The Houston Post is dead. Newspapers are special institutions. the death of a newspaper is not like the death of a grocery store or a bank or a movie theater.
However noble grocery stores are, they do not entertain, enrage or challenge people the way newspapers do. They do not have the personality that newspapers do. Grocery stores are not usually staffed with characters as colorful as those who populate newsrooms. But newspapers can fail just like grocery stores. When people don’t shop at the grocery store, the store dies.
Newspapers are outrageously expensive to produce. The business is labor intensive. It takes a lot of people to cover the news, sell the advertising, print and distribute the paper. The presses on which the paper is printed cost scores of millions of dollars and can be used only a few hours a day. The raw material (newsprint) is a commodity just like pork bellies.
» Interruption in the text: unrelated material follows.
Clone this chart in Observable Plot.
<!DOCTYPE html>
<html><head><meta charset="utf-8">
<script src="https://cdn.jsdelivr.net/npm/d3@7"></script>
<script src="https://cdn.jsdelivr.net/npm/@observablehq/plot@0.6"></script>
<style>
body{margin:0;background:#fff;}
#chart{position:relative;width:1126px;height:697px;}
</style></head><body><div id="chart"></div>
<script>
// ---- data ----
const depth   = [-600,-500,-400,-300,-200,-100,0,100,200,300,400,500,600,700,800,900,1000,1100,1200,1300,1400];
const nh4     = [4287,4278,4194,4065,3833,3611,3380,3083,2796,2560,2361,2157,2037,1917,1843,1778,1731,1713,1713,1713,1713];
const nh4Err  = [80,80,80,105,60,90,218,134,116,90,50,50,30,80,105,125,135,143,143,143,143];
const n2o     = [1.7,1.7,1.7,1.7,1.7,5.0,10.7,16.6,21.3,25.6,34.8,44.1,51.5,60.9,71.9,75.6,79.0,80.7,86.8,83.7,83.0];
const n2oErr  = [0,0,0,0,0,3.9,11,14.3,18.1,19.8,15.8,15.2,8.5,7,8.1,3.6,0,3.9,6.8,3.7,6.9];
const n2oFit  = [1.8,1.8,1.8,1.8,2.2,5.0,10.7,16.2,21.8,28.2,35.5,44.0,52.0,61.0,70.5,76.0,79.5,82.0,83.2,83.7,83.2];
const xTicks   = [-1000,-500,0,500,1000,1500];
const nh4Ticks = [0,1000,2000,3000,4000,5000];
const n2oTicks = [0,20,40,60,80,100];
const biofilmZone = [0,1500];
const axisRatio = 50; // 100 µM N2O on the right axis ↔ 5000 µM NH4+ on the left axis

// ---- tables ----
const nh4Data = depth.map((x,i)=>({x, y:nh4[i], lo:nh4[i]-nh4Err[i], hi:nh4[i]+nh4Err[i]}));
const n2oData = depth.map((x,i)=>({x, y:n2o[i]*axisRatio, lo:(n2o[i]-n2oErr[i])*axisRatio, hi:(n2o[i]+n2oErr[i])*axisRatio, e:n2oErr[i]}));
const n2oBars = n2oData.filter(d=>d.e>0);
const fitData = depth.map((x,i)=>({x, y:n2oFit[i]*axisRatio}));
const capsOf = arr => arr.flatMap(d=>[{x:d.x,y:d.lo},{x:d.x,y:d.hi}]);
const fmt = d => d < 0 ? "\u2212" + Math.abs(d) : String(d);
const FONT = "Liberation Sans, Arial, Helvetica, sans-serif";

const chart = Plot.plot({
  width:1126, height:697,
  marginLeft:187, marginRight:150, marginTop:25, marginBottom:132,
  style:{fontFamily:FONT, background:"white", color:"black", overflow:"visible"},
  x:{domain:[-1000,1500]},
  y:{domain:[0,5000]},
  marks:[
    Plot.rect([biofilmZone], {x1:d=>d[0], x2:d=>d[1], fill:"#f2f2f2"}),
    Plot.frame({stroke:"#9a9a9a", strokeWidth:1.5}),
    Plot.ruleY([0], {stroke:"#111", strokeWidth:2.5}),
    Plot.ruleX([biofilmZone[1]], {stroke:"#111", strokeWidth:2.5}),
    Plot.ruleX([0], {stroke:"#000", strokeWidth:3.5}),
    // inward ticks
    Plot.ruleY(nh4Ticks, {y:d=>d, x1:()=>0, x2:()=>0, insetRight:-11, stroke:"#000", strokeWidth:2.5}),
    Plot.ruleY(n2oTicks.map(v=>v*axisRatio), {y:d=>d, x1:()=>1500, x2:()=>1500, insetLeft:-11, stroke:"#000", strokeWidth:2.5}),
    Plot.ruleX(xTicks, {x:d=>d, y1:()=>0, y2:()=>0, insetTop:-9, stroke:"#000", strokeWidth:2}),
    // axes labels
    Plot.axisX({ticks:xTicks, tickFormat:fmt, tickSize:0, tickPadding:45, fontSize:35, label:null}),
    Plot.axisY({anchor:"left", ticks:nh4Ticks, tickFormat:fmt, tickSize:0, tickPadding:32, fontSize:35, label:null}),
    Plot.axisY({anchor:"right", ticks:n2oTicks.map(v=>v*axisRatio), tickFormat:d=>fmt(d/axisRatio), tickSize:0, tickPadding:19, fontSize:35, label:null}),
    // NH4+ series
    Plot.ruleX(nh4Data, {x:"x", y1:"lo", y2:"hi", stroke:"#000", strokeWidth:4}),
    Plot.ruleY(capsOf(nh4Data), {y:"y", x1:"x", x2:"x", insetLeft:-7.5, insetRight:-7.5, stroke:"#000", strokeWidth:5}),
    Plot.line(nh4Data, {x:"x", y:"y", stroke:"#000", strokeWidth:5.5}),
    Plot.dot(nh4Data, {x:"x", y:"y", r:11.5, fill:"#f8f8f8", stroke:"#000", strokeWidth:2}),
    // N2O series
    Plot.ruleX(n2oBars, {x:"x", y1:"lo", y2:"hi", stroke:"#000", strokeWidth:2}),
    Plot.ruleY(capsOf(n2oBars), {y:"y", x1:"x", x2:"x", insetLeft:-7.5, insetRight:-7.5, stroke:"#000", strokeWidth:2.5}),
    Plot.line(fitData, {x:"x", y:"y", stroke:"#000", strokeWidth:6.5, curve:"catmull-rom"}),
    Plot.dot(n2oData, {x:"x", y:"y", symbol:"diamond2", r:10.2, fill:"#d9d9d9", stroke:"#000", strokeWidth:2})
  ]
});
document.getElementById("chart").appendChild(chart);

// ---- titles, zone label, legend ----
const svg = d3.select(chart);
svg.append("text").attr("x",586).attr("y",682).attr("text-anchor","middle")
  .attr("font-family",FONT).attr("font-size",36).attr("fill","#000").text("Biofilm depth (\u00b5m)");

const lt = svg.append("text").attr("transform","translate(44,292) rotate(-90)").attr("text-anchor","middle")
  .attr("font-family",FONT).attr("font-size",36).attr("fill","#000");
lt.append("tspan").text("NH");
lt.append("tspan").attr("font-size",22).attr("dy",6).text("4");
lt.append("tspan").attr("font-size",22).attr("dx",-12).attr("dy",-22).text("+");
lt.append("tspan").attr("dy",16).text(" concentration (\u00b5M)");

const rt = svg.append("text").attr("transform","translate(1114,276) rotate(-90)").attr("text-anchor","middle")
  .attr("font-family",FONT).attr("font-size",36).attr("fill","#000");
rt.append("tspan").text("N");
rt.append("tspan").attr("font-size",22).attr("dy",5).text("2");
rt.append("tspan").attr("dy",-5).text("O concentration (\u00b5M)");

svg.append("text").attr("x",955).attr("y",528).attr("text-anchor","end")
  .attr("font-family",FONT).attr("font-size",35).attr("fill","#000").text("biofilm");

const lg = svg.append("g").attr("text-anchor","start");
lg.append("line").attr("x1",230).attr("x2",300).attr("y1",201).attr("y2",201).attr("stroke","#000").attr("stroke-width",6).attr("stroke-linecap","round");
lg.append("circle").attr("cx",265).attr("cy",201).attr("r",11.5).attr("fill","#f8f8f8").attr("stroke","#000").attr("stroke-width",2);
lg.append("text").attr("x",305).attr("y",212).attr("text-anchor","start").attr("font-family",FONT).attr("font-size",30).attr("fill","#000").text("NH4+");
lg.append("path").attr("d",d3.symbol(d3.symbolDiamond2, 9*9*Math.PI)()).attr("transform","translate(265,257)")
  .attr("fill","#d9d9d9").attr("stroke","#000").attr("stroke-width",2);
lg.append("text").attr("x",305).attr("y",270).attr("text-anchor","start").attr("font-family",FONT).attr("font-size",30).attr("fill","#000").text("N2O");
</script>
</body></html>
At the same time, newspapers are virtually free to their readers. The subscription and single-copy prices bear little relation to the cost of putting the paper on subscribers’ doorsteps.
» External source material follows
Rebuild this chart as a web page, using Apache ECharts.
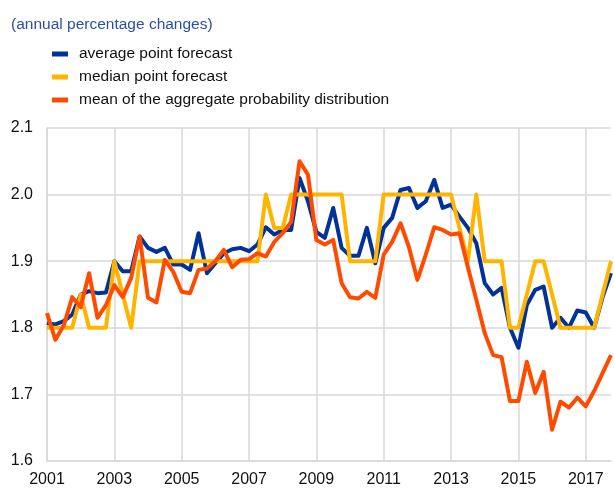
<!DOCTYPE html>
<html>
<head>
<meta charset="utf-8">
<script src="https://cdn.jsdelivr.net/npm/echarts@6/dist/echarts.min.js"></script>
<style>
  html, body { margin: 0; padding: 0; background: #fff; }
  #chart { width: 614px; height: 502px; }
</style>
</head>
<body>
<div id="chart"></div>
<script>
// quarters 2001Q1 .. 2017Q4
const years = ['2001', '2002', '2003', '2004', '2005', '2006', '2007', '2008', '2009',
  '2010', '2011', '2012', '2013', '2014', '2015', '2016', '2017']
const quarters = []
years.forEach(y => { for (let q = 1; q <= 4; q++) quarters.push(y + 'Q' + q) })

const averagePoint = [
  1.807, 1.805, 1.81, 1.82, 1.85, 1.855, 1.852, 1.853,
  1.90, 1.885, 1.885, 1.937, 1.92, 1.914, 1.92, 1.895,
  1.895, 1.887, 1.942, 1.882, 1.897, 1.912, 1.918, 1.92,
  1.915, 1.925, 1.951, 1.94, 1.947, 1.947, 2.025, 1.99,
  1.944, 1.935, 1.98, 1.92, 1.908, 1.908, 1.95, 1.897,
  1.95, 1.965, 2.007, 2.01, 1.98, 1.99, 2.022, 1.98,
  1.985, 1.967, 1.95, 1.927, 1.867, 1.85, 1.86, 1.80,
  1.77, 1.834, 1.857, 1.862, 1.80, 1.815, 1.80, 1.826,
  1.823, 1.80, 1.846, 1.882
]
const medianPoint = [
  1.8, 1.8, 1.8, 1.8, 1.85, 1.8, 1.8, 1.8,
  1.9, 1.85, 1.8, 1.9, 1.9, 1.9, 1.9, 1.9,
  1.9, 1.9, 1.9, 1.9, 1.9, 1.9, 1.9, 1.9,
  1.9, 1.9, 2.0, 1.95, 1.95, 2.0, 2.0, 2.0,
  2.0, 2.0, 2.0, 2.0, 1.9, 1.9, 1.9, 1.9,
  2.0, 2.0, 2.0, 2.0, 2.0, 2.0, 2.0, 2.0,
  2.0, 1.95, 1.9, 2.0, 1.9, 1.9, 1.9, 1.8,
  1.8, 1.85, 1.9, 1.9, 1.85, 1.8, 1.8, 1.8,
  1.8, 1.8, 1.85, 1.9
]
const meanProb = [
  1.822, 1.782, 1.804, 1.846, 1.831, 1.882, 1.815, 1.834,
  1.864, 1.846, 1.875, 1.937, 1.845, 1.838, 1.902, 1.884,
  1.854, 1.852, 1.887, 1.889, 1.90, 1.917, 1.891, 1.902,
  1.903, 1.912, 1.907, 1.929, 1.942, 1.959, 2.05, 2.03,
  1.932, 1.925, 1.932, 1.867, 1.846, 1.844, 1.854, 1.845,
  1.91, 1.929, 1.957, 1.921, 1.872, 1.91, 1.951, 1.947,
  1.94, 1.942, 1.891, 1.842, 1.792, 1.759, 1.756, 1.69,
  1.69, 1.749, 1.702, 1.734, 1.647, 1.689, 1.68, 1.695,
  1.682, 1.705, 1.732, 1.759
]

const chart = echarts.init(document.getElementById('chart'))
const lineSeries = (name, data, color) => ({
  name: name,
  type: 'line',
  data: data,
  symbol: 'none',
  color: color,
  lineStyle: { width: 4, color: color, join: 'round' },
  itemStyle: { color: color }
})

const option = {
  animation: false,
  title: {
    text: '(annual percentage changes)',
    left: 6,
    top: 12,
    textStyle: { color: '#2b4fa3', fontSize: 15.5, fontWeight: 'normal', fontFamily: 'Liberation Sans' }
  },
  legend: {
    orient: 'vertical',
    left: 47,
    top: 41,
    icon: 'rect',
    itemWidth: 16,
    itemHeight: 5,
    itemGap: 7,
    textStyle: { fontSize: 15.5, color: '#111', fontFamily: 'Liberation Sans', padding: [0, 0, 0, 6] }
  },
  grid: { left: 47, right: 3, top: 128, bottom: 41 },
  xAxis: {
    type: 'category',
    data: quarters,
    boundaryGap: false,
    axisLine: { lineStyle: { color: '#d9d9d9', width: 1.5 } },
    axisTick: { show: false },
    axisLabel: {
      interval: 7,
      margin: 11,
      fontSize: 16,
      color: '#111',
      fontFamily: 'Liberation Sans',
      formatter: v => v.slice(0, 4)
    },
    splitLine: { show: true, interval: 7, lineStyle: { color: '#d9d9d9', width: 1.5 } }
  },
  yAxis: {
    type: 'value',
    min: 1.6,
    max: 2.1,
    interval: 0.1,
    axisLine: { show: true, lineStyle: { color: '#d9d9d9', width: 1.5 } },
    axisTick: { show: false },
    axisLabel: {
      margin: 14,
      fontSize: 16,
      color: '#111',
      fontFamily: 'Liberation Sans',
      formatter: v => v.toFixed(1)
    },
    splitLine: { lineStyle: { color: '#d9d9d9', width: 1.5 } }
  },
  series: [
    lineSeries('average point forecast', averagePoint, '#003299'),
    lineSeries('median point forecast', medianPoint, '#ffb400'),
    lineSeries('mean of the aggregate probability distribution', meanProb, '#ff4b00')
  ]
}
option && chart.setOption(option)
</script>
</body>
</html>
Ironically, the Post was the victim–not the beneficiary–of a booming economy. When the economy in Houston (and the nation) is depressed, merchants don’t buy much advertising and newspapers don’t buy much newsprint. So newsprint prices are stable. When the economy recovers, retailers buy more advertising, newspapers buy more newsprint, the newsprint producers near their capacity and raise prices.
Newsprint prices went up about 40% in the last year. For a newspaper the size of the Post, newsprint is about 40% of all expenses. (The more circulations a newspaper has the larger the newsprint factor.) And 40% of 40% is 16%. In other words, the Post’s operating costs went up by one-sixth.
The Post was the “second paper” in town. Its circulation was substantially smaller than that of the Chronicle. Therefore, its advertising rates had to be higher than those of the Chronicle on a per reader, or milline, basis. The Post was already a less efficient “buy” for an advertiser and so in no position to raise its rates to cover costs.
If a business is only marginally in the black even on a cash-flow basis, and its costs go up by one-sixth and its revenues don’t, it goes broke. The Houston Chronicle was the only possible purchaser.
So much for the grim arithmetic of prosperity.
When all the numbers are added up, a newspaper is dead. Not just a business, but a voice, a personality, that was a vital part of Houston for more than a century is gone. My family and I were involved with the Post for most of that century. My father went to work there on March 2, 1895, shortly before his 18th birthday. Our association ended in 1983 when we sold to the Toronto Sun.
Please forgive the lump in my throat.